Le coupé décalé se veut joyeux et dansant par ses sonorités saccadées, mais il témoigne et caractérise surtout une certaine détresse de la jeunesse africaine dans laquelle l’auteur de ces lignes se reconnaît.

Oui, j’ai suffisamment écouté le coupé décalé, je l’ai suffisamment dansé avec mes camarades de fac, pour pouvoir me faire un avis mature et non moraliste là dessus…un avis indépendant de la pulsion de « bouger » qui m’habite moi-même, à chaque fois que j’entends un rythme de coupé-décalé ou de dancehall.

Dans cette Afrique qui sombre, dans cette pauvre et malheureuse Afrique, n’importe qui, qui parvient à paraître, à s’enrichir, à se hisser tel un phallus, à mimer le bonheur, à singer le « blanc » devient une valeur, un héros, une idole, une icône, un démiurge.
L’Afrique, c’est bel et bien une jungle. Jungle des temps modernes. Jungle du village planétaire. Jungle dans laquelle, sans aucune surprise, « les plus forts » massacrent, déchiquettent « les plus faibles ».

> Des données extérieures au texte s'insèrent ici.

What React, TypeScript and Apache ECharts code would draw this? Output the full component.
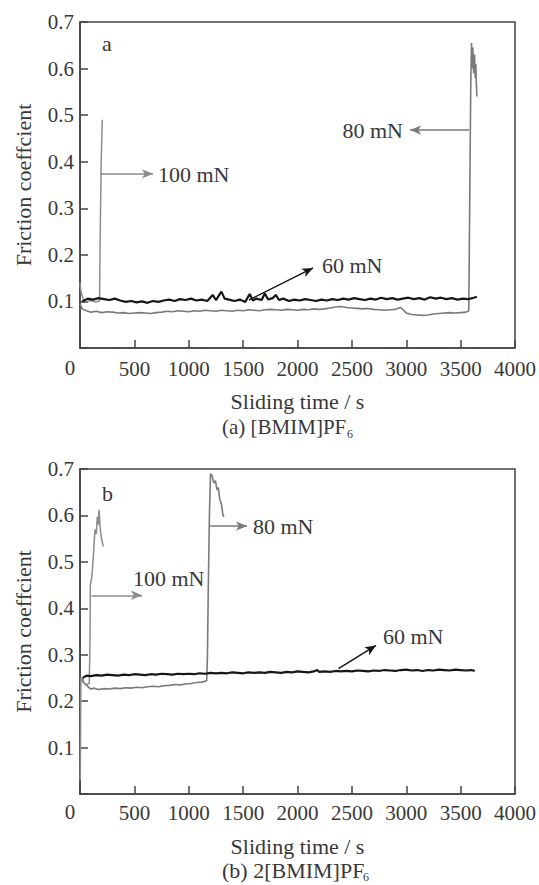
import React, { useEffect, useRef } from "react";
import * as echarts from "echarts";

// ---------- tick labels ----------
const xTicks = [0, 500, 1000, 1500, 2000, 2500, 3000, 3500, 4000];
const yTicks = [0.1, 0.2, 0.3, 0.4, 0.5, 0.6, 0.7];

// ---------- (a) [BMIM]PF6 ----------
const a60: [number, number][] = [
  [20, 0.1], [70, 0.106], [120, 0.104], [170, 0.107], [220, 0.105], [270, 0.103], [320, 0.106],
  [370, 0.102], [420, 0.099], [470, 0.101], [520, 0.098], [570, 0.1], [620, 0.097], [670, 0.101],
  [720, 0.099], [770, 0.102], [820, 0.104], [870, 0.101], [920, 0.105], [970, 0.103], [1020, 0.106],
  [1070, 0.102], [1120, 0.104], [1170, 0.101], [1220, 0.114], [1250, 0.103], [1300, 0.121],
  [1330, 0.106], [1370, 0.104], [1420, 0.101], [1470, 0.104], [1520, 0.099], [1560, 0.116],
  [1590, 0.102], [1620, 0.106], [1670, 0.103], [1700, 0.117], [1730, 0.104], [1770, 0.107],
  [1800, 0.114], [1830, 0.103], [1870, 0.106], [1920, 0.101], [1970, 0.104], [2020, 0.102],
  [2070, 0.105], [2120, 0.103], [2170, 0.101], [2220, 0.104], [2270, 0.102], [2320, 0.105],
  [2370, 0.103], [2420, 0.106], [2470, 0.104], [2520, 0.107], [2570, 0.105], [2620, 0.103],
  [2670, 0.106], [2720, 0.104], [2770, 0.108], [2820, 0.105], [2870, 0.107], [2920, 0.104],
  [2970, 0.106], [3020, 0.108], [3070, 0.105], [3120, 0.107], [3170, 0.104], [3220, 0.109],
  [3270, 0.106], [3320, 0.108], [3370, 0.105], [3420, 0.107], [3470, 0.104], [3520, 0.106],
  [3570, 0.105], [3620, 0.108], [3650, 0.11],
];
const a80: [number, number][] = [
  [0, 0.095], [20, 0.084], [60, 0.08], [100, 0.077], [150, 0.079], [200, 0.076], [250, 0.078],
  [300, 0.077], [350, 0.075], [400, 0.076], [450, 0.074], [500, 0.075], [550, 0.076], [600, 0.075],
  [650, 0.074], [700, 0.076], [750, 0.077], [800, 0.079], [850, 0.078], [900, 0.08], [950, 0.079],
  [1000, 0.078], [1050, 0.08], [1100, 0.079], [1150, 0.081], [1200, 0.08], [1250, 0.079],
  [1300, 0.081], [1350, 0.08], [1400, 0.079], [1450, 0.081], [1500, 0.08], [1550, 0.082],
  [1600, 0.081], [1650, 0.08], [1700, 0.082], [1750, 0.083], [1800, 0.082], [1850, 0.081],
  [1900, 0.083], [1950, 0.082], [2000, 0.081], [2050, 0.083], [2100, 0.082], [2150, 0.084],
  [2200, 0.083], [2250, 0.084], [2300, 0.086], [2350, 0.088], [2400, 0.089], [2450, 0.087],
  [2500, 0.086], [2550, 0.085], [2600, 0.084], [2650, 0.085], [2700, 0.083], [2750, 0.082],
  [2800, 0.081], [2850, 0.082], [2900, 0.083], [2950, 0.087], [2980, 0.08], [3000, 0.075],
  [3050, 0.072], [3100, 0.071], [3150, 0.07], [3200, 0.071], [3250, 0.073], [3300, 0.074],
  [3350, 0.075], [3400, 0.076], [3450, 0.075], [3500, 0.076], [3550, 0.077], [3575, 0.08],
  [3585, 0.35], [3593, 0.56], [3600, 0.655], [3606, 0.6], [3612, 0.645], [3620, 0.59],
  [3628, 0.63], [3634, 0.58], [3640, 0.61], [3644, 0.57], [3647, 0.555], [3649, 0.54],
];
const a100: [number, number][] = [
  [0, 0.14], [10, 0.12], [30, 0.105], [60, 0.1], [100, 0.102], [140, 0.099], [180, 0.101],
  [186, 0.25], [195, 0.4], [205, 0.49],
];

// ---------- (b) 2[BMIM]PF6 ----------
const b60: [number, number][] = [
  [25, 0.25], [60, 0.255], [100, 0.254], [150, 0.256], [200, 0.255],
  [250, 0.257], [300, 0.256], [350, 0.255], [400, 0.257], [450, 0.256], [500, 0.258], [550, 0.257],
  [600, 0.256], [650, 0.258], [700, 0.257], [750, 0.259], [800, 0.258], [850, 0.257], [900, 0.259],
  [950, 0.258], [1000, 0.259], [1050, 0.258], [1100, 0.26], [1150, 0.259], [1200, 0.261],
  [1250, 0.26], [1300, 0.261], [1350, 0.26], [1400, 0.262], [1450, 0.261], [1500, 0.26],
  [1550, 0.262], [1600, 0.261], [1650, 0.262], [1700, 0.261], [1750, 0.263], [1800, 0.262],
  [1850, 0.261], [1900, 0.263], [1950, 0.262], [2000, 0.264], [2050, 0.263], [2100, 0.262],
  [2150, 0.264], [2180, 0.267], [2200, 0.263], [2250, 0.264], [2300, 0.263], [2350, 0.265],
  [2400, 0.264], [2450, 0.265], [2500, 0.264], [2550, 0.266], [2600, 0.265], [2650, 0.264],
  [2700, 0.266], [2750, 0.265], [2800, 0.267], [2850, 0.266], [2900, 0.265], [2950, 0.267],
  [3000, 0.268], [3050, 0.266], [3100, 0.267], [3150, 0.265], [3200, 0.267], [3250, 0.266],
  [3300, 0.268], [3350, 0.267], [3400, 0.266], [3450, 0.268], [3500, 0.267], [3550, 0.266],
  [3600, 0.267], [3630, 0.265],
];
const b80: [number, number][] = [
  [0, 0.245], [20, 0.25], [40, 0.238], [70, 0.232], [100, 0.226], [130, 0.228], [170, 0.225],
  [220, 0.227], [270, 0.226], [320, 0.228], [370, 0.227], [420, 0.229], [470, 0.228], [520, 0.23],
  [570, 0.229], [620, 0.231], [670, 0.232], [720, 0.231], [770, 0.233], [820, 0.234], [870, 0.236],
  [920, 0.235], [970, 0.237], [1020, 0.238], [1070, 0.24], [1120, 0.241], [1165, 0.244],
  [1172, 0.3], [1180, 0.45], [1190, 0.6], [1200, 0.69], [1215, 0.685], [1230, 0.67], [1245, 0.675],
  [1260, 0.655], [1272, 0.66], [1285, 0.635], [1300, 0.625], [1315, 0.6], [1325, 0.597],
];
const b100: [number, number][] = [
  [3, 0.03], [8, 0.25], [30, 0.24], [60, 0.236], [85, 0.238], [92, 0.33], [95, 0.45], [110, 0.47],
  [122, 0.51], [138, 0.57], [150, 0.56], [159, 0.597], [168, 0.58], [175, 0.612], [184, 0.576],
  [192, 0.56], [200, 0.547], [214, 0.533],
];

// arrows (data coordinates): [start, end]
const arrowsA = {
  a100: [[184, 0.374], [671, 0.374]],
  a80: [[3577, 0.468], [3035, 0.468]],
  a60: [[1554, 0.103], [2143, 0.172]],
};
const arrowsB = {
  b100: [[105, 0.428], [570, 0.428]],
  b80: [[1195, 0.577], [1536, 0.577]],
  b60: [[2377, 0.27], [2722, 0.32]],
};

const FONT = "'Liberation Serif', 'Times New Roman', serif";
const TXT = "#383838";
const AX = "#444";
const BLACK = "#161616";
const GRAY1 = "#7a7a7a";
const GRAY2 = "#8c8c8c";

export default function App() {
  const ref = useRef<HTMLDivElement>(null);
  useEffect(() => {
    if (!ref.current) return;
    const chart = echarts.init(ref.current, null, { renderer: "svg" });

    const xAxisBase = (gridIndex: number, margin: number, nameGap: number) => ({
      type: "value",
      gridIndex,
      min: 0,
      max: 4000,
      interval: 500,
      name: "Sliding time / s",
      nameLocation: "middle",
      nameGap,
      nameTextStyle: { fontFamily: FONT, fontSize: 22, color: TXT },
      axisLine: { show: true, lineStyle: { color: AX, width: 1.5 } },
      axisTick: { show: true, inside: true, length: 8, lineStyle: { color: AX, width: 1.5 } },
      axisLabel: {
        margin,
        fontFamily: FONT,
        fontSize: 21,
        color: TXT,
        formatter: (v: number) => (v === 0 || xTicks.indexOf(v) < 0 ? "" : String(v)),
      },
      splitLine: { show: false },
    });
    const yAxisBase = (gridIndex: number) => ({
      type: "value",
      gridIndex,
      min: 0,
      max: 0.7,
      interval: 0.1,
      name: "Friction coeffcient",
      nameLocation: "middle",
      nameGap: 46,
      nameTextStyle: { fontFamily: FONT, fontSize: 22, color: TXT },
      axisLine: { show: true, lineStyle: { color: AX, width: 1.5 } },
      axisTick: { show: true, inside: true, length: 8, lineStyle: { color: AX, width: 1.5 } },
      axisLabel: {
        margin: 6,
        fontFamily: FONT,
        fontSize: 21,
        color: TXT,
        formatter: (v: number) => {
          const s = v.toFixed(1);
          return yTicks.some((t) => t.toFixed(1) === s) ? s : "";
        },
      },
      splitLine: { show: false },
    });

    const arrow = (coords: number[][], color: string, width: number) => ({
      silent: true,
      symbol: ["none", "arrow"],
      symbolSize: [7, 11],
      label: { show: false },
      lineStyle: { color, width, type: "solid" },
      data: [[{ coord: coords[0] }, { coord: coords[1] }]],
    });

    const line = (
      name: string,
      data: [number, number][],
      idx: number,
      color: string,
      width: number,
      arr: number[][]
    ) => ({
      type: "line",
      name,
      xAxisIndex: idx,
      yAxisIndex: idx,
      data,
      showSymbol: false,
      symbol: "none",
      lineStyle: { color, width },
      itemStyle: { color },
      markLine: arrow(arr, color, 1.5),
    });

    const txt = (x: number, y: number, text: string, align = "left", size = 22) => ({
      type: "text",
      x,
      y,
      style: {
        text,
        fontFamily: FONT,
        fontSize: size,
        fill: TXT,
        textAlign: align,
        textVerticalAlign: "middle",
      },
    });

    chart.setOption({
      animation: false,
      backgroundColor: "#fff",
      grid: [
        { left: 80, top: 22, width: 435, height: 326, show: true, borderColor: AX, borderWidth: 1.5 },
        { left: 80, top: 469, width: 435, height: 325, show: true, borderColor: AX, borderWidth: 1.5 },
      ],
      xAxis: [xAxisBase(0, 10, 42), xAxisBase(1, 8, 41)],
      yAxis: [yAxisBase(0), yAxisBase(1)],
      series: [
        line("80 mN (a)", a80, 0, GRAY1, 1.6, arrowsA.a80),
        line("100 mN (a)", a100, 0, GRAY2, 1.5, arrowsA.a100),
        line("60 mN (a)", a60, 0, BLACK, 2.2, arrowsA.a60),
        line("80 mN (b)", b80, 1, GRAY1, 1.6, arrowsB.b80),
        line("100 mN (b)", b100, 1, GRAY2, 1.5, arrowsB.b100),
        line("60 mN (b)", b60, 1, BLACK, 2.2, arrowsB.b60),
      ],
      graphic: [
        txt(102, 43, "a"),
        txt(102, 493, "b"),
        txt(70, 368, "0", "center", 21),
        txt(70, 812, "0", "center", 21),
        txt(158, 174, "100 mN"),
        txt(403, 130, "80 mN", "right"),
        txt(322, 265, "60 mN"),
        txt(133, 578, "100 mN"),
        txt(253, 526, "80 mN"),
        txt(383, 636, "60 mN"),
        txt(222, 427, "(a) [BMIM]PF", "left", 21),
        txt(347, 434, "6", "left", 12),
        txt(222, 870, "(b) 2[BMIM]PF", "left", 22),
        txt(363, 877, "6", "left", 12),
      ],
    });
    return () => chart.dispose();
  }, []);
  return (
    <div
      ref={ref}
      style={{ position: "fixed", left: 0, top: 0, width: 539, height: 885, background: "#fff" }}
    />
  );
}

Mais bon, les esprits les plus alertes pourront toujours m’objecter que c’est le cas partout dans le monde. Ce n’est pas faux ! Ce qui n’en fait pas moins de la jungle africaine une jungle unique et archi-triste en son genre.
La musique urbaine en Afrique n’est que la magnificence de l’esprit de la jungle, la négation de l’être, la célébration du culte du paraître, avec des codes visuels, gestuels, langagiers venus d’Occident, des Etats-Unis d’Amérique. En parlant de l’Afrique, lorsqu’on veut la peindre en noir, c’est-à-dire telle quelle, d’ordinaire, on ne regarde que ces impotents dirigeants qu’on qualifie très maladroitement de « dictateur ». Nul ne songe à regarder de très près tout ce qui est « production culturelle ». Et pourtant, le désastre de l’Afrique, ce n’est pas seulement les élections truquées et les dirigeants qui s’éternisent au pouvoir….le désastre de l’Afrique, on peut également l’entrevoir dans ses « productions culturelles » les plus en vue, les plus en vogue, les plus occidentalo-compatibles.

Dans cette jungle africaine, Il y a ceux et celles qui ont le droit de vivre, y compris de vivre tout en jouant avec la mort, et d’autres qui n’ont pas le droit de vivre, et lorsqu’ils tentent désespérément de vivre, ils meurent en silence et nul n’en parle. Mais pour ceux-là qui ont le droit de vivre, il faut toujours que la terre entière s’arrête de tourner parce qu’ils ont eu un bobo ou un malheur plus grand. Ainsi, constate la place marginale, insignifiante de cette journaliste de la RTI, doublement victime de l’irresponsabilité du motard Dj Arafat et du gouvernement ivoirien, lequel n’a pris aucune mesure significative visant à améliorer la sécurité et la responsabilité des usagers de la route.